** Begin **

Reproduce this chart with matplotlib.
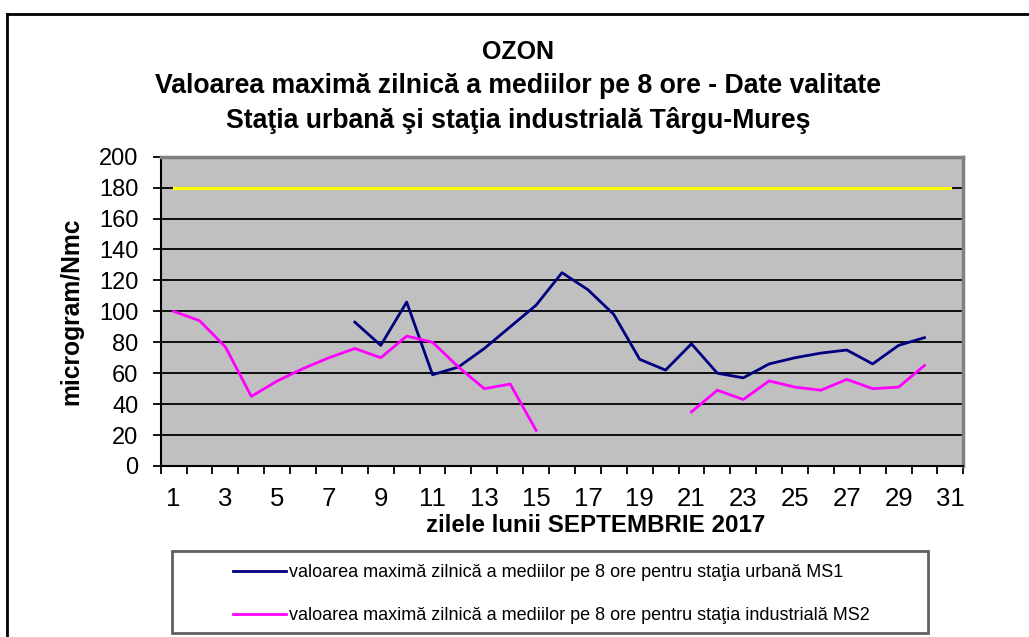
import numpy as np
import matplotlib.pyplot as plt
from matplotlib.lines import Line2D
from matplotlib.patches import Rectangle

plt.rcParams['font.family'] = ['Liberation Sans', 'DejaVu Sans']

# data (NaN = no valid data)
zile = np.arange(1, 32)
ms1 = [np.nan, np.nan, np.nan, np.nan, np.nan, np.nan, np.nan,
       93, 78, 106, 59, 64, 76, 90, 104, 125, 114, 98, 69, 62,
       79, 60, 57, 66, 70, 73, 75, 66, 78, 83, np.nan]
ms2 = [100, 94, 77, 45, 55, 63, 70, 76, 70, 84, 80, 64, 50, 53, 23,
       np.nan, np.nan, np.nan, np.nan, np.nan,
       35, 49, 43, 55, 51, 49, 56, 50, 51, 65, np.nan]
limita = [180] * 31

eticheta_ms1 = 'valoarea maximă zilnică a mediilor pe 8 ore pentru staţia urbană MS1'
eticheta_ms2 = 'valoarea maximă zilnică a mediilor pe 8 ore pentru staţia industrială MS2'

W, H = 1029, 637
fig = plt.figure(figsize=(W / 100, H / 100), dpi=100)
ax = fig.add_axes([160.7 / W, 1 - 466 / H, 802.6 / W, 309.3 / H])
ax.set_facecolor('#c0c0c0')

ax.plot(zile, limita, color='#ffff00', linewidth=2.2)
l1, = ax.plot(zile, ms1, color='#000080', linewidth=2)
l2, = ax.plot(zile, ms2, color='#ff00ff', linewidth=2)

ax.set_xlim(0.5, 31.5)
ax.set_ylim(0, 200)
ax.set_yticks(np.arange(0, 201, 20))
ax.yaxis.grid(True, color='black', linewidth=1.3)
ax.set_axisbelow(True)

ax.set_xticks(np.arange(1, 32, 2))
ax.set_xticks(np.arange(0.5, 32, 1), minor=True)
ax.tick_params(axis='x', which='major', length=0, pad=15, labelsize=18.5)
ax.tick_params(axis='x', which='minor', length=6, width=1.3, direction='out')
ax.tick_params(axis='y', length=6, width=1.3, pad=10, labelsize=17)

for s in ['top', 'right']:
    ax.spines[s].set_color('#808080')
    ax.spines[s].set_linewidth(2.5)
ax.spines['left'].set_linewidth(1.5)
ax.spines['bottom'].set_linewidth(1.5)

ax.set_ylabel('microgram/Nmc', fontsize=17.7, fontweight='bold', labelpad=11)
ax.set_xlabel('zilele lunii SEPTEMBRIE 2017', fontsize=17.4, fontweight='bold',
              labelpad=2, x=0.5417)

fig.text(518 / W, 1 - 52 / H, 'OZON', ha='center', va='center', fontsize=18, fontweight='bold')
fig.text(518 / W, 1 - 86 / H, 'Valoarea maximă zilnică a mediilor pe 8 ore - Date valitate',
         ha='center', va='center', fontsize=19.2, fontweight='bold')
fig.text(518 / W, 1 - 121 / H, 'Staţia urbană şi staţia industrială Târgu-Mureş',
         ha='center', va='center', fontsize=19.2, fontweight='bold')

# outer chart border (only left and top visible)
fig.add_artist(Line2D([7 / W, 7 / W], [0, 1 - 14 / H], color='black', linewidth=2))
fig.add_artist(Line2D([7 / W, 1], [1 - 14 / H, 1 - 14 / H], color='black', linewidth=2))

# legend box
fig.add_artist(Rectangle((172 / W, 1 - 633 / H), 756 / W, 82 / H, fill=False,
                         edgecolor='#606060', linewidth=2))
fig.legend([l1, l2], [eticheta_ms1, eticheta_ms2], loc='center left',
           bbox_to_anchor=(217 / W, 1 - 594 / H), frameon=False, fontsize=13,
           handlelength=2.9, handletextpad=0.2, labelspacing=1.45)

plt.savefig('out.png', dpi=100)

** End **

To be done:
Your task is to reproduce all of the material exactly. The pictures stay out.

Solution to this problem:
Reproduce this chart with matplotlib.
import numpy as np
import matplotlib.pyplot as plt
from matplotlib.lines import Line2D
from matplotlib.patches import Rectangle

plt.rcParams['font.family'] = ['Liberation Sans', 'DejaVu Sans']

# data (NaN = no valid data)
zile = np.arange(1, 32)
ms1 = [np.nan, np.nan, np.nan, np.nan, np.nan, np.nan, np.nan,
       93, 78, 106, 59, 64, 76, 90, 104, 125, 114, 98, 69, 62,
       79, 60, 57, 66, 70, 73, 75, 66, 78, 83, np.nan]
ms2 = [100, 94, 77, 45, 55, 63, 70, 76, 70, 84, 80, 64, 50, 53, 23,
       np.nan, np.nan, np.nan, np.nan, np.nan,
       35, 49, 43, 55, 51, 49, 56, 50, 51, 65, np.nan]
limita = [180] * 31

eticheta_ms1 = 'valoarea maximă zilnică a mediilor pe 8 ore pentru staţia urbană MS1'
eticheta_ms2 = 'valoarea maximă zilnică a mediilor pe 8 ore pentru staţia industrială MS2'

W, H = 1029, 637
fig = plt.figure(figsize=(W / 100, H / 100), dpi=100)
ax = fig.add_axes([160.7 / W, 1 - 466 / H, 802.6 / W, 309.3 / H])
ax.set_facecolor('#c0c0c0')

ax.plot(zile, limita, color='#ffff00', linewidth=2.2)
l1, = ax.plot(zile, ms1, color='#000080', linewidth=2)
l2, = ax.plot(zile, ms2, color='#ff00ff', linewidth=2)

ax.set_xlim(0.5, 31.5)
ax.set_ylim(0, 200)
ax.set_yticks(np.arange(0, 201, 20))
ax.yaxis.grid(True, color='black', linewidth=1.3)
ax.set_axisbelow(True)

ax.set_xticks(np.arange(1, 32, 2))
ax.set_xticks(np.arange(0.5, 32, 1), minor=True)
ax.tick_params(axis='x', which='major', length=0, pad=15, labelsize=18.5)
ax.tick_params(axis='x', which='minor', length=6, width=1.3, direction='out')
ax.tick_params(axis='y', length=6, width=1.3, pad=10, labelsize=17)

for s in ['top', 'right']:
    ax.spines[s].set_color('#808080')
    ax.spines[s].set_linewidth(2.5)
ax.spines['left'].set_linewidth(1.5)
ax.spines['bottom'].set_linewidth(1.5)

ax.set_ylabel('microgram/Nmc', fontsize=17.7, fontweight='bold', labelpad=11)
ax.set_xlabel('zilele lunii SEPTEMBRIE 2017', fontsize=17.4, fontweight='bold',
              labelpad=2, x=0.5417)

fig.text(518 / W, 1 - 52 / H, 'OZON', ha='center', va='center', fontsize=18, fontweight='bold')
fig.text(518 / W, 1 - 86 / H, 'Valoarea maximă zilnică a mediilor pe 8 ore - Date valitate',
         ha='center', va='center', fontsize=19.2, fontweight='bold')
fig.text(518 / W, 1 - 121 / H, 'Staţia urbană şi staţia industrială Târgu-Mureş',
         ha='center', va='center', fontsize=19.2, fontweight='bold')

# outer chart border (only left and top visible)
fig.add_artist(Line2D([7 / W, 7 / W], [0, 1 - 14 / H], color='black', linewidth=2))
fig.add_artist(Line2D([7 / W, 1], [1 - 14 / H, 1 - 14 / H], color='black', linewidth=2))

# legend box
fig.add_artist(Rectangle((172 / W, 1 - 633 / H), 756 / W, 82 / H, fill=False,
                         edgecolor='#606060', linewidth=2))
fig.legend([l1, l2], [eticheta_ms1, eticheta_ms2], loc='center left',
           bbox_to_anchor=(217 / W, 1 - 594 / H), frameon=False, fontsize=13,
           handlelength=2.9, handletextpad=0.2, labelspacing=1.45)

plt.savefig('out.png', dpi=100)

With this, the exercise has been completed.